- What is asked
Transcribe every line exactly and omit anything that is a picture.

-- begin Raw data --

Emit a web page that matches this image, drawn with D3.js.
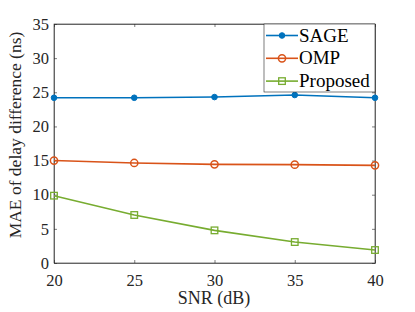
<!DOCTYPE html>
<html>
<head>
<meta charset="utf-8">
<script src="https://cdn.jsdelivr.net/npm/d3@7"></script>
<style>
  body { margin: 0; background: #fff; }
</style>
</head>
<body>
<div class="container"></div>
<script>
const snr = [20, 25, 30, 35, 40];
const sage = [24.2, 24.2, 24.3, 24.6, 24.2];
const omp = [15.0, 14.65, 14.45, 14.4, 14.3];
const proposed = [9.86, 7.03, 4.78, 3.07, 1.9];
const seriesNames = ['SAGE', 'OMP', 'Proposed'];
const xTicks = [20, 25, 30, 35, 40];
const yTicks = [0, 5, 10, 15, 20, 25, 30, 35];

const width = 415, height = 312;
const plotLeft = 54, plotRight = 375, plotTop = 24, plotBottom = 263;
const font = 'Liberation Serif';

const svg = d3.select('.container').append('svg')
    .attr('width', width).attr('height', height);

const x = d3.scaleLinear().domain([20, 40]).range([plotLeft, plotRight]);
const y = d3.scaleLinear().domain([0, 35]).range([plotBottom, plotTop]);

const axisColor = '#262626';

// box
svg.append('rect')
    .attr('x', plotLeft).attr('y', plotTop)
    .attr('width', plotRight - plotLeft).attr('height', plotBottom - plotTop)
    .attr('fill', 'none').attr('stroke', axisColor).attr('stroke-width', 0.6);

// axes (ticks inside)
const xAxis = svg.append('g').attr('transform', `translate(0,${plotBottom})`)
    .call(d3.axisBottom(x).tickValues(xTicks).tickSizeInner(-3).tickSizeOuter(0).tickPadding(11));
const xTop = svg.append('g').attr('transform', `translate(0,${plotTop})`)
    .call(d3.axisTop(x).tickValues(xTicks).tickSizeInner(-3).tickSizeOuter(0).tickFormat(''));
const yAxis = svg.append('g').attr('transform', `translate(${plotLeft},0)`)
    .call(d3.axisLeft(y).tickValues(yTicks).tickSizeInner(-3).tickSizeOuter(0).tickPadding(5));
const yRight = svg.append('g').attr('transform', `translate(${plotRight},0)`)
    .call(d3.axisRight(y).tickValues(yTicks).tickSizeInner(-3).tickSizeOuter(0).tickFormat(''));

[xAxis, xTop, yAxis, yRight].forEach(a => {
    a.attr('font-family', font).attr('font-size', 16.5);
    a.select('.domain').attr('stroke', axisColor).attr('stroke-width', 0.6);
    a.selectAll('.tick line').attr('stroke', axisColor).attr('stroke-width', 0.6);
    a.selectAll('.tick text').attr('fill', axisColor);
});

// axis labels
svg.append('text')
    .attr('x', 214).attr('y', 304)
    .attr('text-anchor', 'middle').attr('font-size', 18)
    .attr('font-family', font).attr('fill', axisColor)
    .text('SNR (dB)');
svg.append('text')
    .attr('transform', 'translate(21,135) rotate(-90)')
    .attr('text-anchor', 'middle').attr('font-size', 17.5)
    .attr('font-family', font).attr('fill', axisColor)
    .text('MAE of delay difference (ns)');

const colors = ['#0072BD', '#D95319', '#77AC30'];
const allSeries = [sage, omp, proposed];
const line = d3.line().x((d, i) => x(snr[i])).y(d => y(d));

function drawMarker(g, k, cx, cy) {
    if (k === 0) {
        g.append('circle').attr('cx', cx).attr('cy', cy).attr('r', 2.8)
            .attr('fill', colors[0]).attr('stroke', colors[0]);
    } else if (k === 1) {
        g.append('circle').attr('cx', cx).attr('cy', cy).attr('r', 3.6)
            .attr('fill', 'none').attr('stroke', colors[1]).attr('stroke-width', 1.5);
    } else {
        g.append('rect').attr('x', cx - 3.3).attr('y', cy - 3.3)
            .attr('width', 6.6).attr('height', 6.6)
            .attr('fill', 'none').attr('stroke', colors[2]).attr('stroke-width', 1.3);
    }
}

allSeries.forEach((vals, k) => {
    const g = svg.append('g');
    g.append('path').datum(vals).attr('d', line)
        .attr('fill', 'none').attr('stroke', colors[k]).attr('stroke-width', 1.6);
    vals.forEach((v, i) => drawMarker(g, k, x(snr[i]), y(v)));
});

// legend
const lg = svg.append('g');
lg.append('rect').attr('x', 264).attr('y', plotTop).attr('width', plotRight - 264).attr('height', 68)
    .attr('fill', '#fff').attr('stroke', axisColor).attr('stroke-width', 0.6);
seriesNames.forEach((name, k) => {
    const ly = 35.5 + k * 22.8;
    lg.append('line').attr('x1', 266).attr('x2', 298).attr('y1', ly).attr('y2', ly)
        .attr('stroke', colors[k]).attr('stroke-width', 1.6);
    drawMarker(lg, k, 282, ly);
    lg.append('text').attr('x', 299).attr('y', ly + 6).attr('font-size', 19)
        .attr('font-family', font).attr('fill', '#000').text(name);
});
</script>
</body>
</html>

-- end Raw data --

- Written response
Emit a web page that matches this image, drawn with D3.js.
<!DOCTYPE html>
<html>
<head>
<meta charset="utf-8">
<script src="https://cdn.jsdelivr.net/npm/d3@7"></script>
<style>
  body { margin: 0; background: #fff; }
</style>
</head>
<body>
<div class="container"></div>
<script>
const snr = [20, 25, 30, 35, 40];
const sage = [24.2, 24.2, 24.3, 24.6, 24.2];
const omp = [15.0, 14.65, 14.45, 14.4, 14.3];
const proposed = [9.86, 7.03, 4.78, 3.07, 1.9];
const seriesNames = ['SAGE', 'OMP', 'Proposed'];
const xTicks = [20, 25, 30, 35, 40];
const yTicks = [0, 5, 10, 15, 20, 25, 30, 35];

const width = 415, height = 312;
const plotLeft = 54, plotRight = 375, plotTop = 24, plotBottom = 263;
const font = 'Liberation Serif';

const svg = d3.select('.container').append('svg')
    .attr('width', width).attr('height', height);

const x = d3.scaleLinear().domain([20, 40]).range([plotLeft, plotRight]);
const y = d3.scaleLinear().domain([0, 35]).range([plotBottom, plotTop]);

const axisColor = '#262626';

// box
svg.append('rect')
    .attr('x', plotLeft).attr('y', plotTop)
    .attr('width', plotRight - plotLeft).attr('height', plotBottom - plotTop)
    .attr('fill', 'none').attr('stroke', axisColor).attr('stroke-width', 0.6);

// axes (ticks inside)
const xAxis = svg.append('g').attr('transform', `translate(0,${plotBottom})`)
    .call(d3.axisBottom(x).tickValues(xTicks).tickSizeInner(-3).tickSizeOuter(0).tickPadding(11));
const xTop = svg.append('g').attr('transform', `translate(0,${plotTop})`)
    .call(d3.axisTop(x).tickValues(xTicks).tickSizeInner(-3).tickSizeOuter(0).tickFormat(''));
const yAxis = svg.append('g').attr('transform', `translate(${plotLeft},0)`)
    .call(d3.axisLeft(y).tickValues(yTicks).tickSizeInner(-3).tickSizeOuter(0).tickPadding(5));
const yRight = svg.append('g').attr('transform', `translate(${plotRight},0)`)
    .call(d3.axisRight(y).tickValues(yTicks).tickSizeInner(-3).tickSizeOuter(0).tickFormat(''));

[xAxis, xTop, yAxis, yRight].forEach(a => {
    a.attr('font-family', font).attr('font-size', 16.5);
    a.select('.domain').attr('stroke', axisColor).attr('stroke-width', 0.6);
    a.selectAll('.tick line').attr('stroke', axisColor).attr('stroke-width', 0.6);
    a.selectAll('.tick text').attr('fill', axisColor);
});

// axis labels
svg.append('text')
    .attr('x', 214).attr('y', 304)
    .attr('text-anchor', 'middle').attr('font-size', 18)
    .attr('font-family', font).attr('fill', axisColor)
    .text('SNR (dB)');
svg.append('text')
    .attr('transform', 'translate(21,135) rotate(-90)')
    .attr('text-anchor', 'middle').attr('font-size', 17.5)
    .attr('font-family', font).attr('fill', axisColor)
    .text('MAE of delay difference (ns)');

const colors = ['#0072BD', '#D95319', '#77AC30'];
const allSeries = [sage, omp, proposed];
const line = d3.line().x((d, i) => x(snr[i])).y(d => y(d));

function drawMarker(g, k, cx, cy) {
    if (k === 0) {
        g.append('circle').attr('cx', cx).attr('cy', cy).attr('r', 2.8)
            .attr('fill', colors[0]).attr('stroke', colors[0]);
    } else if (k === 1) {
        g.append('circle').attr('cx', cx).attr('cy', cy).attr('r', 3.6)
            .attr('fill', 'none').attr('stroke', colors[1]).attr('stroke-width', 1.5);
    } else {
        g.append('rect').attr('x', cx - 3.3).attr('y', cy - 3.3)
            .attr('width', 6.6).attr('height', 6.6)
            .attr('fill', 'none').attr('stroke', colors[2]).attr('stroke-width', 1.3);
    }
}

allSeries.forEach((vals, k) => {
    const g = svg.append('g');
    g.append('path').datum(vals).attr('d', line)
        .attr('fill', 'none').attr('stroke', colors[k]).attr('stroke-width', 1.6);
    vals.forEach((v, i) => drawMarker(g, k, x(snr[i]), y(v)));
});

// legend
const lg = svg.append('g');
lg.append('rect').attr('x', 264).attr('y', plotTop).attr('width', plotRight - 264).attr('height', 68)
    .attr('fill', '#fff').attr('stroke', axisColor).attr('stroke-width', 0.6);
seriesNames.forEach((name, k) => {
    const ly = 35.5 + k * 22.8;
    lg.append('line').attr('x1', 266).attr('x2', 298).attr('y1', ly).attr('y2', ly)
        .attr('stroke', colors[k]).attr('stroke-width', 1.6);
    drawMarker(lg, k, 282, ly);
    lg.append('text').attr('x', 299).attr('y', ly + 6).attr('font-size', 19)
        .attr('font-family', font).attr('fill', '#000').text(name);
});
</script>
</body>
</html>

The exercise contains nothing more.